Hungary’s lesson on politics
On April 29, 1945, U.S. troops liberated 32,000 emaciated political prisoners and Jews near the town of Dachau, Germany, 12 miles north of Munich. Dachau was one of hundreds of forced labor/extermination camps run by the autocratic regime of Adolph Hitler and his Nazi party during World War II. The soldiers also found more than 30 railroad boxcars full of bodies there.
Two weeks earlier, Gen. Dwight Eisenhower had toured a similar facility at Ohrdruf, a sub-camp of the notorious Buchenwald prison, where he and his troops witnessed similar scenes. He ordered his men to document everything with still photography and movie cameras, fearing that otherwise no one would believe such horrors had taken place.

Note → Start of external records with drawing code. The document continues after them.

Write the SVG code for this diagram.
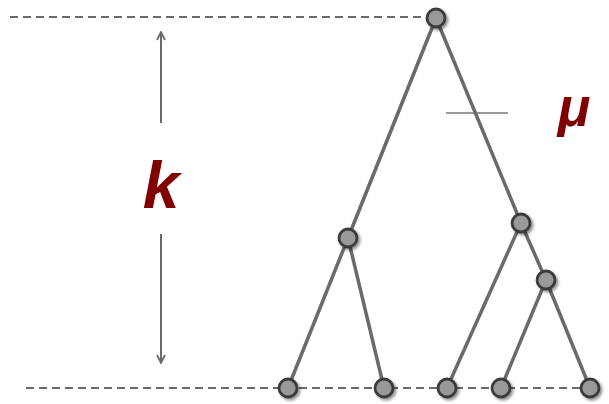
<svg xmlns="http://www.w3.org/2000/svg" width="609" height="404" viewBox="0 0 609 404">
<defs>
<style>
.edge{stroke:#6a6a6a;stroke-width:3.5;fill:none;stroke-linecap:round}
.dash{stroke:#6a6a6a;stroke-width:2;stroke-dasharray:8 5;fill:none}
.arr{stroke:#6a6a6a;stroke-width:2;fill:none}
.node circle{fill:#999;stroke:#3a3a3a;stroke-width:2.8;filter:url(#sh)}
.lbl{font-family:"Liberation Sans",Arial,sans-serif;font-weight:bold;font-style:italic;fill:#800000;text-anchor:middle}
</style>
<filter id="sh" x="-50%" y="-50%" width="200%" height="200%">
<feGaussianBlur in="SourceAlpha" stdDeviation="1.5"/>
<feOffset dx="1.5" dy="2" result="o"/>
<feComponentTransfer><feFuncA type="linear" slope="0.45"/></feComponentTransfer>
<feMerge><feMergeNode/><feMergeNode in="SourceGraphic"/></feMerge>
</filter>
<marker id="ah" viewBox="0 0 10 10" refX="9" refY="5" markerWidth="10" markerHeight="10" markerUnits="userSpaceOnUse" orient="auto">
<path d="M1,1 L9,5 L1,9" fill="none" stroke="#6a6a6a" stroke-width="1.8"/>
</marker>
</defs>
<g id="guides">
<line class="dash" x1="10" y1="17" x2="428" y2="17"/>
<line class="dash" x1="26" y1="388" x2="600" y2="388"/>
<line class="arr" x1="161" y1="123" x2="161" y2="32" marker-end="url(#ah)"/>
<line class="arr" x1="161" y1="234" x2="161" y2="363" marker-end="url(#ah)"/>
<line x1="446" y1="113" x2="508" y2="113" stroke="#9a9a9a" stroke-width="2"/>
</g>
<g id="connectors">
<line class="edge" x1="436" y1="18" x2="348" y2="238"/>
<line class="edge" x1="436" y1="18" x2="521" y2="223"/>
<line class="edge" x1="348" y1="238" x2="288" y2="388"/>
<line class="edge" x1="348" y1="238" x2="384" y2="388"/>
<line class="edge" x1="521" y1="223" x2="447" y2="388"/>
<line class="edge" x1="521" y1="223" x2="546" y2="280"/>
<line class="edge" x1="546" y1="280" x2="501" y2="388"/>
<line class="edge" x1="546" y1="280" x2="590" y2="388"/>
</g>
<g id="root" class="node"><circle cx="436" cy="18" r="9"/></g>
<g id="n_left" class="node"><circle cx="348" cy="238" r="9"/></g>
<g id="n_right" class="node"><circle cx="521" cy="223" r="9"/></g>
<g id="n_rr" class="node"><circle cx="546" cy="280" r="9"/></g>
<g id="leaf1" class="node"><circle cx="288" cy="388" r="9"/></g>
<g id="leaf2" class="node"><circle cx="384" cy="388" r="9"/></g>
<g id="leaf3" class="node"><circle cx="447" cy="388" r="9"/></g>
<g id="leaf4" class="node"><circle cx="501" cy="388" r="9"/></g>
<g id="leaf5" class="node"><circle cx="590" cy="388" r="9"/></g>
<g id="labels">
<text class="lbl" x="161" y="208" font-size="66">k</text>
<text class="lbl" x="574" y="126" font-size="54">μ</text>
</g>
</svg>
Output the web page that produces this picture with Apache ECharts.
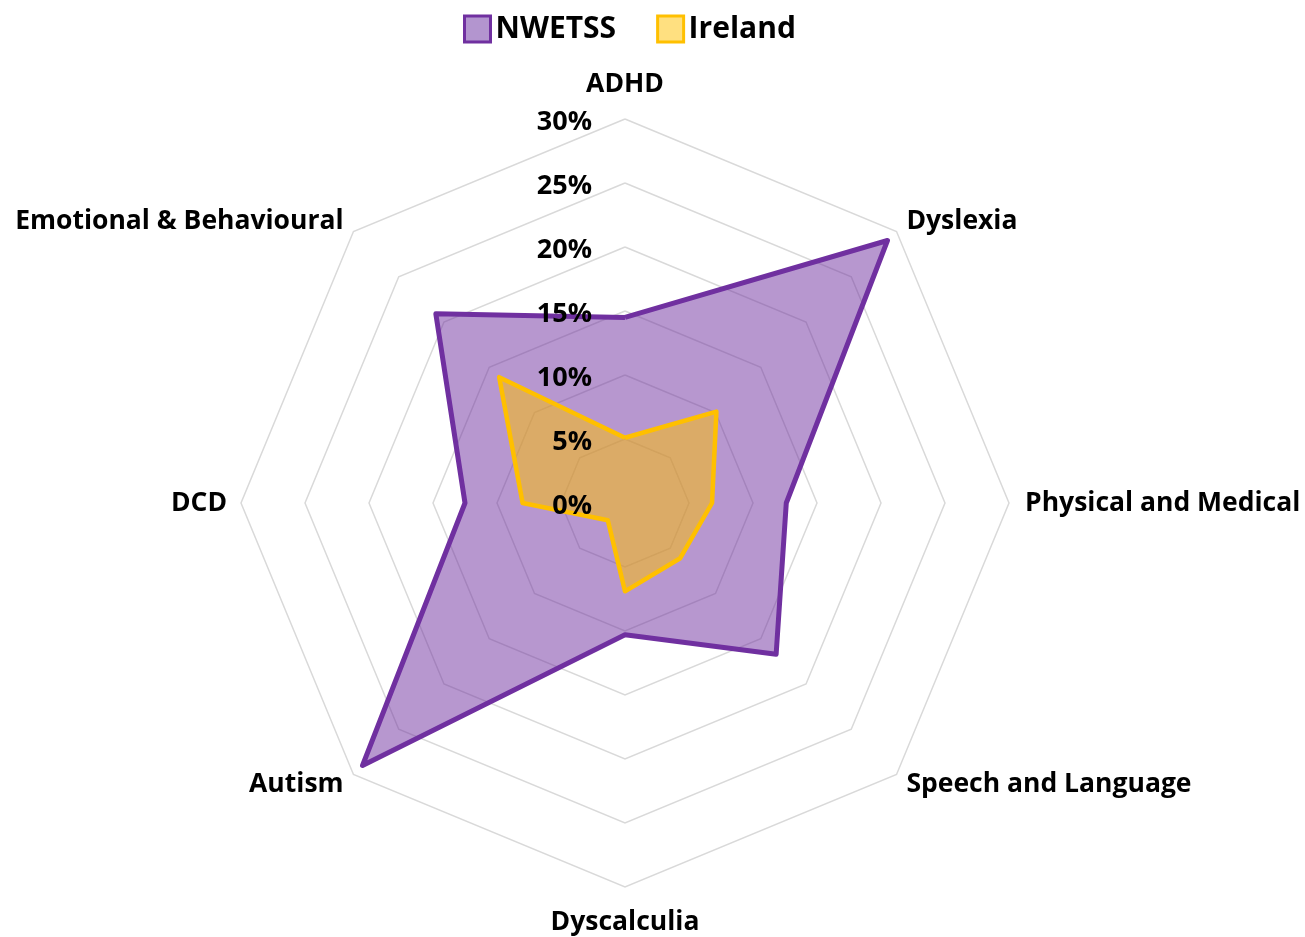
<!DOCTYPE html>
<html><head><meta charset="utf-8">
<script src="https://cdn.jsdelivr.net/npm/echarts@6/dist/echarts.min.js"></script>
<style>html,body{margin:0;padding:0;background:#fff}#c{width:1305px;height:937px}</style>
</head><body><div id="c"></div>
<script>
// categories in clockwise order starting from the top
const categories = ['ADHD','Dyslexia','Physical and Medical','Speech and Language','Dyscalculia','Autism','DCD','Emotional & Behavioural'];
const nwetss = [14.5, 29.0, 12.6, 16.7, 10.3, 29.0, 12.5, 20.9];
const ireland = [5.1, 10.1, 6.8, 6.1, 6.9, 1.9, 8.0, 13.9];
const axisMax = 30;
const axisStep = 5;

// ECharts lays indicators out counter-clockwise; reorder so they run clockwise
const order = [0, 7, 6, 5, 4, 3, 2, 1];
const nameGaps = {0: 21, 4: 22, 2: 16};

const FONT = 'Open Sans';
const CENTER = [625, 503];
const RADIUS = 384;
const chart = echarts.init(document.getElementById('c'));
chart.setOption({
  animation: false,
  legend: {
    top: 9, left: 458,
    itemWidth: 26, itemHeight: 26, itemGap: 40,
    textStyle: {fontFamily: FONT, fontWeight: 'bold', fontSize: 30, color: '#000'},
    data: [
      {name: 'NWETSS', icon: 'rect', itemStyle: {color: '#B395CF', borderColor: '#7030A0', borderWidth: 3}},
      {name: 'Ireland', icon: 'rect', itemStyle: {color: '#FFE080', borderColor: '#FFC000', borderWidth: 3}}
    ]
  },
  radar: [{
    center: CENTER,
    radius: RADIUS,
    startAngle: 90,
    shape: 'polygon',
    splitNumber: axisMax / axisStep,
    axisName: {fontFamily: FONT, fontWeight: 'bold', fontSize: 26.5, color: '#000'},
    nameGap: 14,
    axisLine: {show: false},
    splitArea: {show: false},
    splitLine: {lineStyle: {color: '#D9D9D9', width: 1.5}},
    axisLabel: {show: false},
    indicator: order.map(i => {
      const o = {name: categories[i], min: 0, max: axisMax};
      if (nameGaps[i] !== undefined) o.nameGap = nameGaps[i];
      return o;
    })
  }, {
    // overlay radar carrying only the value labels, drawn above the series
    z: 10,
    center: CENTER,
    radius: RADIUS,
    startAngle: 90,
    shape: 'polygon',
    splitNumber: axisMax / axisStep,
    axisName: {show: false},
    axisLine: {show: false},
    splitArea: {show: false},
    splitLine: {show: false},
    axisLabel: {show: false},
    indicator: order.map((i, k) => ({
      name: categories[i], min: 0, max: axisMax,
      axisLabel: k === 0 ? {show: true, margin: 33, color: '#000',
        formatter: v => '{a|' + v + '%}',
        rich: {a: {fontFamily: FONT, fontWeight: 'bold', fontSize: 27, color: '#000', padding: [6, 0, 0, 0]}}
      } : {show: false}
    }))
  }],
  series: [{
    type: 'radar',
    radarIndex: 0,
    symbol: 'none',
    data: [
      {name: 'NWETSS', value: order.map(i => nwetss[i]),
       lineStyle: {color: '#7030A0', width: 5},
       areaStyle: {color: '#7030A0', opacity: 0.5},
       itemStyle: {color: '#7030A0'}},
      {name: 'Ireland', value: order.map(i => ireland[i]),
       lineStyle: {color: '#FFC000', width: 4.5},
       areaStyle: {color: '#FFC000', opacity: 0.5},
       itemStyle: {color: '#FFC000'}}
    ]
  }]
});
</script></body></html>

"We are told the American soldier does not know what he is fighting for," Eisenhower said to the press corps. "Now, at least, he knows what he is fighting against."
At Dachau, many local townspeople claimed they had no knowledge of the mass atrocities happening near their homes. Regardless, the American troops forced them to walk through the camp wearing their finest clothes, then made them bury the dead. As other death camps were liberated, this became a formalized policy implemented by Allied commanders to combat local denial, enforce collective responsibility, and provide dignified burials for the victims.
The townspeople buried more than 9,000 bodies at Dachau. They also laid to rest the last vestiges of Hitler's autocracy, which had gone so terribly wrong.
We are generations removed from that dreadful connection, and such atrocities are slipping from our collective memory. It becomes easier to forget about the type of repressive government that produced ruthless mass killings on a colossal scale during the 20th century.
All that misery, whether it was in Germany or Russia or China, was all a tragic by-product of........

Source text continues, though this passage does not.